The traditional real estate cycle is broken. In Luxembourg, the gap between rapid business evolution and slow-moving assets is creating unprecedented uncertainty —and opportunity. JLL explains why adaptability has become the new currency of asset value.
“Business strategy is now drafted in months; real estate commitments are still made for decades. This fundamental mismatch is the single greatest challenge facing investors today, and it is reshaping our market in real time,” explains Amandine Chizelle, Country Lead Belux at JLL.
For decades, the real estate equation in Luxembourg was stable. A prime location and a long-term lease guaranteed value. Today, a disconnect between the speed of corporate transformation and the inherent inertia of physical assets is creating a deep and widening gap in the market.
According to JLL, this “Great Decoupling” is the force creating a clear performance divide, where only the most adaptable assets will thrive.
The obsolescence trap: when buildings can’t keep pace
The evidence is already clear on the ground. A two-speed market is carving Luxembourg into zones of opportunity and risk. While prime districts like Kirchberg and Cloche d’Or see sustained demand, other buildings—even relatively recent ones—are struggling.
“An asset becomes obsolete when it can no longer meet the demands of its users,” notes Emna Rekik, Country Lead of JLL Luxembourg. “Today, those demands have evolved beyond recognition. Occupants now operate on a ‘less, but better’ principle, prioritizing flexibility, ESG compliance, and human-centric environments that foster well-being and attract talent.”
Assets unable to deliver on this new, complex value proposition are falling into the obsolescence trap, facing declining occupancy and diminishing returns.
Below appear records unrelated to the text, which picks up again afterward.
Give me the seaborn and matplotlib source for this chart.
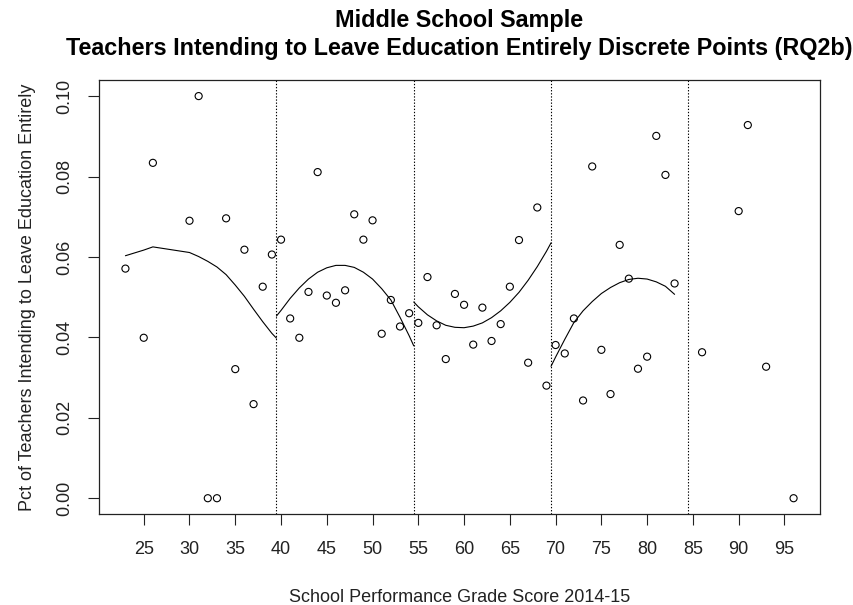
import numpy as np
import pandas as pd
import matplotlib
matplotlib.use("Agg")
import matplotlib.pyplot as plt
import seaborn as sns

# Share of teachers intending to leave education, by school performance score
score = [23, 25, 26, 30, 31, 32, 33, 34, 35, 36, 37, 38, 39,
         40, 41, 42, 43, 44, 45, 46, 47, 48, 49, 50, 51, 52, 53, 54,
         55, 56, 57, 58, 59, 60, 61, 62, 63, 64, 65, 66, 67, 68, 69,
         70, 71, 72, 73, 74, 75, 76, 77, 78, 79, 80, 81, 82, 83,
         86, 90, 91, 93, 96]
pct_leave = [0.0571, 0.0399, 0.0834, 0.0690, 0.1000, 0.0000, 0.0000, 0.0696, 0.0321, 0.0618, 0.0234, 0.0526, 0.0606,
             0.0643, 0.0447, 0.0399, 0.0513, 0.0811, 0.0504, 0.0486, 0.0517, 0.0706, 0.0643, 0.0691, 0.0409, 0.0493, 0.0427, 0.0460,
             0.0436, 0.0550, 0.0430, 0.0346, 0.0508, 0.0481, 0.0382, 0.0474, 0.0391, 0.0433, 0.0526, 0.0642, 0.0337, 0.0723, 0.0280,
             0.0381, 0.0360, 0.0447, 0.0243, 0.0825, 0.0369, 0.0259, 0.0630, 0.0546, 0.0322, 0.0352, 0.0901, 0.0804, 0.0534,
             0.0363, 0.0714, 0.0928, 0.0327, 0.0000]

# Grade band cutoffs
grade_cutoffs = [39.5, 54.5, 69.5, 84.5]

# Fitted curve within each grade band
fit1_score = [23, 25, 26, 30, 31, 32, 33, 34, 35, 36, 37, 38, 39, 39.5]
fit1_pct = [0.0603, 0.0617, 0.0625, 0.0611, 0.0601, 0.0589, 0.0575, 0.0556, 0.0530, 0.0502, 0.0470, 0.0439, 0.0410, 0.0398]
fit2_score = [39.5, 40, 41, 42, 43, 44, 45, 46, 47, 48, 49, 50, 51, 52, 53, 54, 54.5]
fit2_pct = [0.0453, 0.0467, 0.0497, 0.0523, 0.0545, 0.0562, 0.0573, 0.0579, 0.0579, 0.0574, 0.0562, 0.0545, 0.0521, 0.0493,
            0.0450, 0.0404, 0.0379]
fit3_score = [54.5, 55, 56, 57, 58, 59, 60, 61, 62, 63, 64, 65, 66, 67, 68, 69, 69.5]
fit3_pct = [0.0488, 0.0476, 0.0456, 0.0441, 0.0430, 0.0425, 0.0424, 0.0428, 0.0436, 0.0449, 0.0466, 0.0487, 0.0512, 0.0542,
            0.0576, 0.0614, 0.0635]
fit4_score = [69.5, 70, 71, 72, 73, 74, 75, 76, 77, 78, 79, 80, 81, 82, 83]
fit4_pct = [0.0328, 0.0351, 0.0395, 0.0437, 0.0466, 0.0489, 0.0509, 0.0524, 0.0536, 0.0544, 0.0547, 0.0545, 0.0538, 0.0527,
            0.0507]

x_ticks = list(range(25, 100, 5))
y_ticks = [0.00, 0.02, 0.04, 0.06, 0.08, 0.10]

title_lines = ["Middle School Sample",
               "Teachers Intending to Leave Education Entirely Discrete Points (RQ2b)"]
x_label = "School Performance Grade Score 2014-15"
y_label = "Pct of Teachers Intending to Leave Education Entirely"

points = pd.DataFrame({"score": score, "pct": pct_leave})
fits = pd.concat([
    pd.DataFrame({"score": s, "pct": p, "band": b})
    for b, (s, p) in enumerate([(fit1_score, fit1_pct), (fit2_score, fit2_pct),
                                (fit3_score, fit3_pct), (fit4_score, fit4_pct)])
], ignore_index=True)

sns.set_style("white")
plt.rcParams["font.family"] = ["Liberation Sans", "DejaVu Sans"]
plt.rcParams["axes.edgecolor"] = "#222222"

W, H = 854, 605
fig = plt.figure(figsize=(W / 100, H / 100), dpi=100)
left, right, top, bottom = 98.7, 820.3, 80.0, 514.3
ax = fig.add_axes([left / W, 1 - bottom / H, (right - left) / W, (bottom - top) / H])

for c in grade_cutoffs:
    ax.axvline(c, color="black", lw=0.8, ls=(0, (1.2, 1.6)), zorder=1)

sns.lineplot(data=fits, x="score", y="pct", units="band", estimator=None, sort=False,
             ax=ax, color="black", lw=0.8, zorder=2)
sns.scatterplot(data=points, x="score", y="pct", ax=ax, marker="o", s=26,
                facecolor="none", edgecolor="black", linewidth=0.8, zorder=3)

ax.set_xlim(20.08, 98.92)
ax.set_ylim(-0.004, 0.104)
ax.set_xticks(x_ticks)
ax.set_xticklabels([str(t) for t in x_ticks])
ax.set_yticks(y_ticks)
ax.set_yticklabels([f"{t:.2f}" for t in y_ticks], rotation=90, va="center")
ax.tick_params(axis="both", which="major", direction="out", length=8, width=0.8,
               color="#222222", labelsize=13, labelcolor="#222222", bottom=True, left=True)
ax.tick_params(axis="x", pad=11)
ax.tick_params(axis="y", pad=10)
for sp in ax.spines.values():
    sp.set_linewidth(0.9)
    sp.set_color("#222222")

ax.set_xlabel(x_label, fontsize=13, color="#222222", va="center")
ax.xaxis.set_label_coords(0.5, -(597 - bottom) / (bottom - top))
ax.set_ylabel(y_label, fontsize=13, color="#222222", va="center")
ax.yaxis.set_label_coords(-(left - 28) / (right - left), 0.5)

cx = (left + right) / 2 / W
fig.text(cx, 1 - 21 / H, title_lines[0], ha="center", va="center",
         fontsize=16.8, fontweight="bold", color="black")
fig.text(cx, 1 - 49 / H, title_lines[1], ha="center", va="center",
         fontsize=16.8, fontweight="bold", color="black")

fig.savefig("out.png", dpi=100, facecolor="white")
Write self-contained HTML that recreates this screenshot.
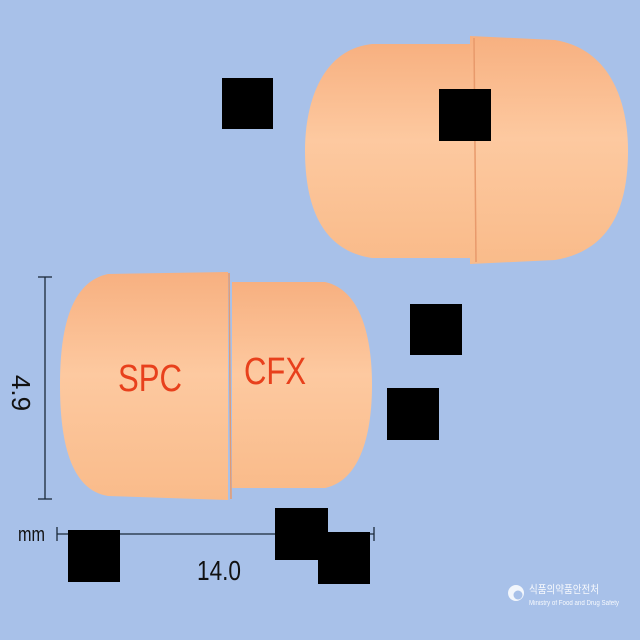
<!DOCTYPE html>
<html><head><meta charset="utf-8"><style>
html,body{margin:0;padding:0;background:#a8c1e9;}
svg{display:block;}
</style></head><body>
<svg width="640" height="640" viewBox="0 0 640 640" xmlns="http://www.w3.org/2000/svg">
<defs>
<linearGradient id="gv" x1="0" y1="0" x2="0" y2="1">
<stop offset="0" stop-color="#f7b080"/><stop offset="0.45" stop-color="#fdc9a0"/><stop offset="1" stop-color="#f9bb8a"/>
</linearGradient>
</defs>
<rect width="640" height="640" fill="#a8c1e9"/>
<g>
<path d="M478,44 L372,44 C318,50 305,110 305,150 C305,200 318,250 372,258 L478,258 Z" fill="url(#gv)"/>
<path d="M470,36 L555,40 C615,50 628,110 628,150 C628,200 615,250 555,260 L470,264 Z" fill="url(#gv)"/>
<line x1="474" y1="38" x2="476" y2="262" stroke="#e89a6c" stroke-width="1.5"/>
</g>
<g>
<path d="M232,282 L325,282 C362,290 372,340 372,385 C372,430 362,480 325,488 L232,488 Z" fill="url(#gv)"/>
<path d="M228,272 L108,274 C70,282 60,330 60,385 C60,440 70,490 108,496 L228,500 Z" fill="url(#gv)"/>
<line x1="229" y1="273" x2="231" y2="499" stroke="#e89a6c" stroke-width="1.5"/>
<text x="118" y="391" font-family="Liberation Sans, sans-serif" font-size="38" fill="#e8401c" textLength="64" lengthAdjust="spacingAndGlyphs">SPC</text>
<text x="244" y="384" font-family="Liberation Sans, sans-serif" font-size="38" fill="#e8401c" textLength="62" lengthAdjust="spacingAndGlyphs">CFX</text>
</g>
<g stroke="#1a2a3a" stroke-width="1.3">
<line x1="45" y1="277" x2="45" y2="499"/>
<line x1="38" y1="277" x2="52" y2="277"/>
<line x1="38" y1="499" x2="52" y2="499"/>
<line x1="57" y1="534" x2="374" y2="534"/>
<line x1="57" y1="527" x2="57" y2="541"/>
<line x1="374" y1="527" x2="374" y2="541"/>
</g>
<text transform="translate(12,393) rotate(90)" font-family="Liberation Sans, sans-serif" font-size="26" fill="#111" text-anchor="middle">4.9</text>
<text x="18" y="541" font-family="Liberation Sans, sans-serif" font-size="20" fill="#111" textLength="27" lengthAdjust="spacingAndGlyphs">mm</text>
<text x="197" y="580" font-family="Liberation Sans, sans-serif" font-size="28" fill="#111" textLength="44" lengthAdjust="spacingAndGlyphs">14.0</text>
<g fill="#000">
<rect x="222" y="78" width="51" height="51"/>
<rect x="439" y="89" width="52" height="52"/>
<rect x="410" y="304" width="52" height="51"/>
<rect x="387" y="388" width="52" height="52"/>
<rect x="68" y="530" width="52" height="52"/>
<rect x="275" y="508" width="53" height="52"/>
<rect x="318" y="532" width="52" height="52"/>
</g>
<g>
<circle cx="516" cy="593" r="8" fill="#fff" opacity="0.85"/>
<circle cx="518" cy="595" r="4.5" fill="#a8c1e9"/>
<text x="529" y="593" font-family="Liberation Sans, 'Noto Sans CJK KR', sans-serif" font-size="11" fill="#fff" opacity="0.9" textLength="70" lengthAdjust="spacingAndGlyphs">식품의약품안전처</text>
<text x="529" y="605" font-family="Liberation Sans, sans-serif" font-size="7" fill="#fff" opacity="0.9" textLength="90" lengthAdjust="spacingAndGlyphs">Ministry of Food and Drug Safety</text>
</g>
</svg>
</body></html>
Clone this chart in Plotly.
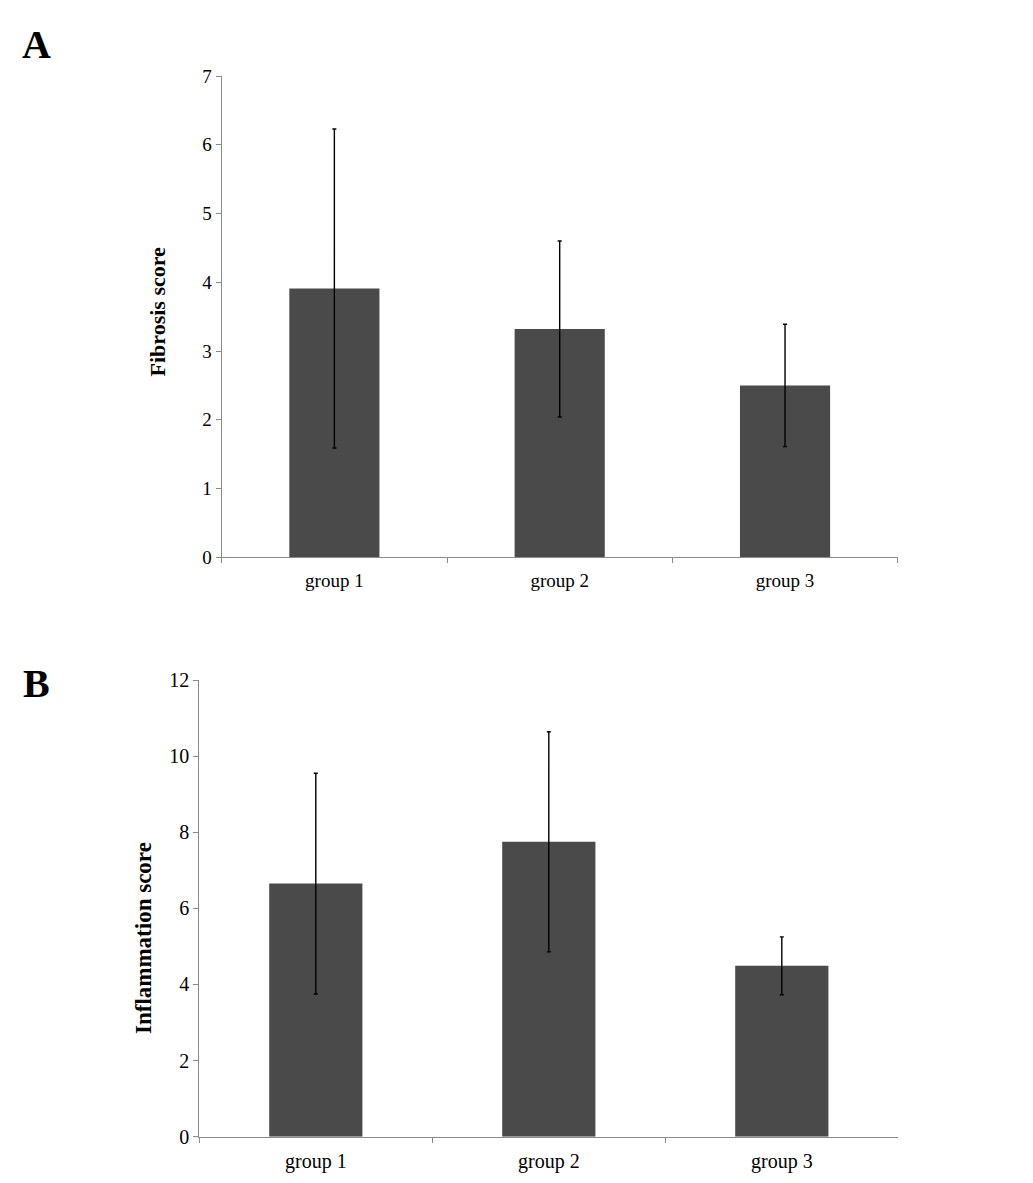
import plotly.graph_objects as go

groups = ["group 1", "group 2", "group 3"]

fibrosis_mean = [3.91, 3.32, 2.50]
fibrosis_err = [2.32, 1.28, 0.89]

inflammation_mean = [6.65, 7.75, 4.49]
inflammation_err = [2.90, 2.89, 0.76]

fib_ticks = [0, 1, 2, 3, 4, 5, 6, 7]
inf_ticks = [0, 2, 4, 6, 8, 10, 12]

BAR = "#4a4a4a"
AXIS = "#8a8a8a"
FONT = "Liberation Serif"

fig = go.Figure()
fig.add_trace(go.Bar(
    x=groups, y=fibrosis_mean, marker=dict(color=BAR, line=dict(width=0)),
    error_y=dict(type="data", array=fibrosis_err, color="black", thickness=1.4, width=2),
    xaxis="x", yaxis="y", showlegend=False))
fig.add_trace(go.Bar(
    x=groups, y=inflammation_mean, marker=dict(color=BAR, line=dict(width=0)),
    error_y=dict(type="data", array=inflammation_err, color="black", thickness=1.4, width=2),
    xaxis="x2", yaxis="y2", showlegend=False))

W, H = 1033, 1183
OFF = 8  # page body margin offset
def fx(px):
    return (px - OFF) / W
def fy(py):
    return 1 - (py - OFF) / H

common_x = dict(showgrid=False, zeroline=False, showline=True, linecolor=AXIS, linewidth=1.2,
                ticks="outside", tickson="boundaries", ticklen=5, tickcolor=AXIS, tickwidth=1,
                range=[-0.5, 2.5], type="category", automargin=False, ticklabelstandoff=6)
common_y = dict(showgrid=False, zeroline=False, showline=True, linecolor=AXIS, linewidth=1.2,
                ticks="outside", ticklen=5, tickcolor=AXIS, tickwidth=1, automargin=False)

fig.update_layout(
    width=W, height=H,
    margin=dict(l=0, r=0, t=0, b=0, autoexpand=False),
    paper_bgcolor="white", plot_bgcolor="white",
    bargap=0.6,
    font=dict(family=FONT, color="black"),
    xaxis=dict(domain=[fx(221.7), fx(897.7)], anchor="y",
               tickfont=dict(size=19, family=FONT), **common_x),
    yaxis=dict(domain=[fy(557.3), fy(76)], anchor="x", range=[0, 7],
               tickvals=fib_ticks, tickfont=dict(size=19, family=FONT), **common_y),
    xaxis2=dict(domain=[fx(199.3), fx(898.3)], anchor="y2",
                tickfont=dict(size=20, family=FONT), **common_x),
    yaxis2=dict(domain=[fy(1136.7), fy(680)], anchor="x2", range=[0, 12],
                tickvals=inf_ticks, tickfont=dict(size=20, family=FONT), **common_y),
    annotations=[
        dict(text="<b>A</b>", x=fx(36), y=fy(44), xref="paper", yref="paper",
             showarrow=False, font=dict(size=40, family=FONT, color="black"),
             xanchor="center", yanchor="middle"),
        dict(text="<b>B</b>", x=fx(36), y=fy(683), xref="paper", yref="paper",
             showarrow=False, font=dict(size=40, family=FONT, color="black"),
             xanchor="center", yanchor="middle"),
        dict(text="<b>Fibrosis score</b>", x=fx(157), y=fy(311.5), xref="paper", yref="paper",
             showarrow=False, textangle=-90, font=dict(size=22, family=FONT, color="black"),
             xanchor="center", yanchor="middle"),
        dict(text="<b>Inflammation score</b>", x=fx(143), y=fy(938), xref="paper", yref="paper",
             showarrow=False, textangle=-90, font=dict(size=23, family=FONT, color="black"),
             xanchor="center", yanchor="middle"),
    ],
)

fig.write_html("out.html")
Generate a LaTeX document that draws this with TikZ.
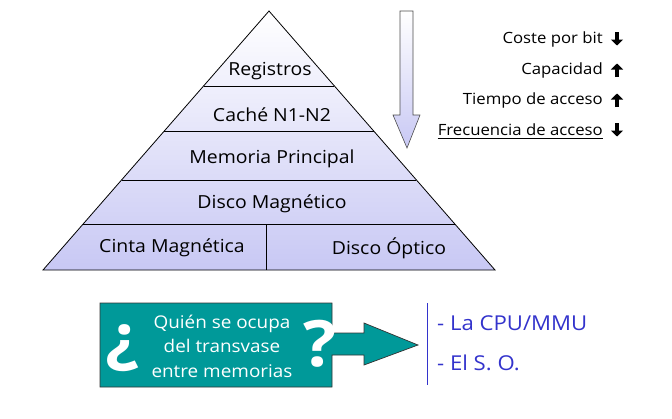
\documentclass[tikz,border=0pt]{standalone}
\usepackage{fontspec}
\usetikzlibrary{calc,arrows.meta}
\setmainfont{Open Sans}[FakeStretch=1.08]
\definecolor{lav}{HTML}{C8C8F4}
\definecolor{tealbox}{HTML}{009999}
\definecolor{ansblue}{HTML}{3333CC}
\begin{document}
\begin{tikzpicture}[x=1pt,y=-1pt,
  band/.style={font=\fontsize{18}{21}\selectfont, inner sep=0pt},
  side/.style={font=\fontsize{15.5}{18}\selectfont, anchor=east, inner sep=0pt},
  updown/.style={line width=3.4pt, -{Triangle[length=6pt,width=12pt]}},
  qtext/.style={font=\fontsize{17.5}{24.5}\selectfont, text=white, align=center, inner sep=0pt},
  bigq/.style={font=\bfseries\fontsize{64}{64}\selectfont, text=white, inner sep=0pt},
  ans/.style={font=\fontsize{20.5}{24}\selectfont, text=ansblue, anchor=west, inner sep=0pt}]
\useasboundingbox (0,0) rectangle (672,418);
% pyramid
\coordinate (apex) at (269,11);
\coordinate (bl) at (43,270);
\coordinate (br) at (495,270);
\shade[top color=white, bottom color=lav] (apex) -- (br) -- (bl) -- cycle;
\draw[line width=0.8pt] (apex) -- (br) -- (bl) -- cycle;
\foreach \y/\n in {86/a,131/b,180/c,224/d}{
  \pgfmathsetmacro{\dx}{0.8726*(\y-11)}
  \draw[line width=0.8pt] (269-\dx,\y) -- (269+\dx,\y);
}
\draw[line width=0.8pt] (266,224) -- (266,270);
\node[band] (reg) at (270,71) {Registros};
\node[band] (cache) at (272,115) {Caché N1-N2};
\node[band] (mp) at (272,159) {Memoria Principal};
\node[band] (dm) at (272,204) {Disco Magnético};
\node[band] (cm) at (172,248) {Cinta Magnética};
\node[band] (do) at (389,248) {Disco Óptico};
% down arrow
\shade[top color=white, bottom color=lav]
  (400,11) -- (413,11) -- (413,115) -- (420,115) -- (407,148) -- (393,115) -- (400,115) -- cycle;
\draw[black!70, line width=0.6pt]
  (400,11) -- (413,11) -- (413,115) -- (420,115) -- (407,148) -- (393,115) -- (400,115) -- cycle;
% side texts
\node[side] (t1) at (603,39) {Coste por bit};
\node[side] (t2) at (603,70) {Capacidad};
\node[side] (t3) at (603,100) {Tiempo de acceso};
\node[side] (t4) at (603,130) {Frecuencia de acceso};
\coordinate (a1) at (617,39);
\coordinate (a2) at (617,70);
\coordinate (a3) at (617,100);
\coordinate (a4) at (617,130);
\draw[updown] ($(a1)+(0,-7)$) -- ($(a1)+(0,6.5)$);
\draw[updown] ($(a2)+(0,7)$) -- ($(a2)+(0,-6.5)$);
\draw[updown] ($(a3)+(0,7)$) -- ($(a3)+(0,-6.5)$);
\draw[updown] ($(a4)+(0,-7)$) -- ($(a4)+(0,6.5)$);
\draw[line width=1pt] ($(t4.south west)+(0,2.5)$) -- ($(t4.south east)+(0,2.5)$);
% question box
\draw[fill=tealbox, draw=black!80, line width=0.7pt]
  (100,303) -- (332,303) -- (332,333) -- (364,333) -- (364,323) -- (418,345)
  -- (364,365) -- (364,355) -- (332,355) -- (332,387) -- (100,387) -- cycle;
\node[bigq] (q1) at (122,348) {¿};
\node[bigq] (q2) at (320,344) {?};
\node[qtext] (qt) at (222,346) {Quién se ocupa\\del transvase\\entre memorias};
% answers
\draw[ansblue, line width=1pt] (427,303) -- (427,385);
\node[ans] (r1) at (437,323) {- La CPU/MMU};
\node[ans] (r2) at (437,363) {- El S. O.};
\end{tikzpicture}
\end{document}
The Solution: designing the ‘Adaptive’ Asset
To bridge the gap between business speed and building lifespan, JLL advocates for a new philosophy: the ‘Adaptive’ or ‘Future-Ready’ asset. This approach moves beyond static design to embed resilience and optionality directly into a building’s core.
“An adaptive asset is designed for change,” explains Amandine Chizelle. “It’s about making strategic choices today to unlock future possibilities. This isn’t about predicting the future; it’s about preparing for it.”
Key principles of the adaptive asset include:
- Structural reversibility: Designing buildings with features like enhanced slab heights that allow for a future change of use—for example, from office to residential—at a minimal structural cost.
- Technological foresight: Integrating smart building infrastructure that not only optimizes current operations but can also accommodate future technologies for space management and user experience.
- Strategic phasing: Implementing “conservatory measures” that enable future upgrades without requiring full investment upfront, preserving capital while maximizing future potential.
From risk mitigation to value creation
For owners of existing properties, this philosophy is not a threat, but a roadmap for value creation. The question is no longer if to invest, but how.
“Every euro of CAPEX must be a strategic injection of value,” Chizelle emphasizes. “Our work involves dissecting an asset’s potential and creating a tailored repositioning plan. We identify non-negotiable upgrades, like energy performance, and differentiate them from enhancements that can be phased over time. It’s a surgical approach to future-proofing.”
By transforming a static building into a dynamic platform, owners can enhance its liquidity and ensure it remains attractive to a wider range of future tenants and use cases. “An adaptive building is a more valuable building, capable of answering questions that haven’t even been asked yet,” adds Rekik.
In Luxembourg’s new market paradigm, the most successful investors will be those who embrace a fundamental shift in mindset. “Stop thinking like a landlord collecting rent, start thinking like a strategic asset manager creating lasting value,” concludes Rekik.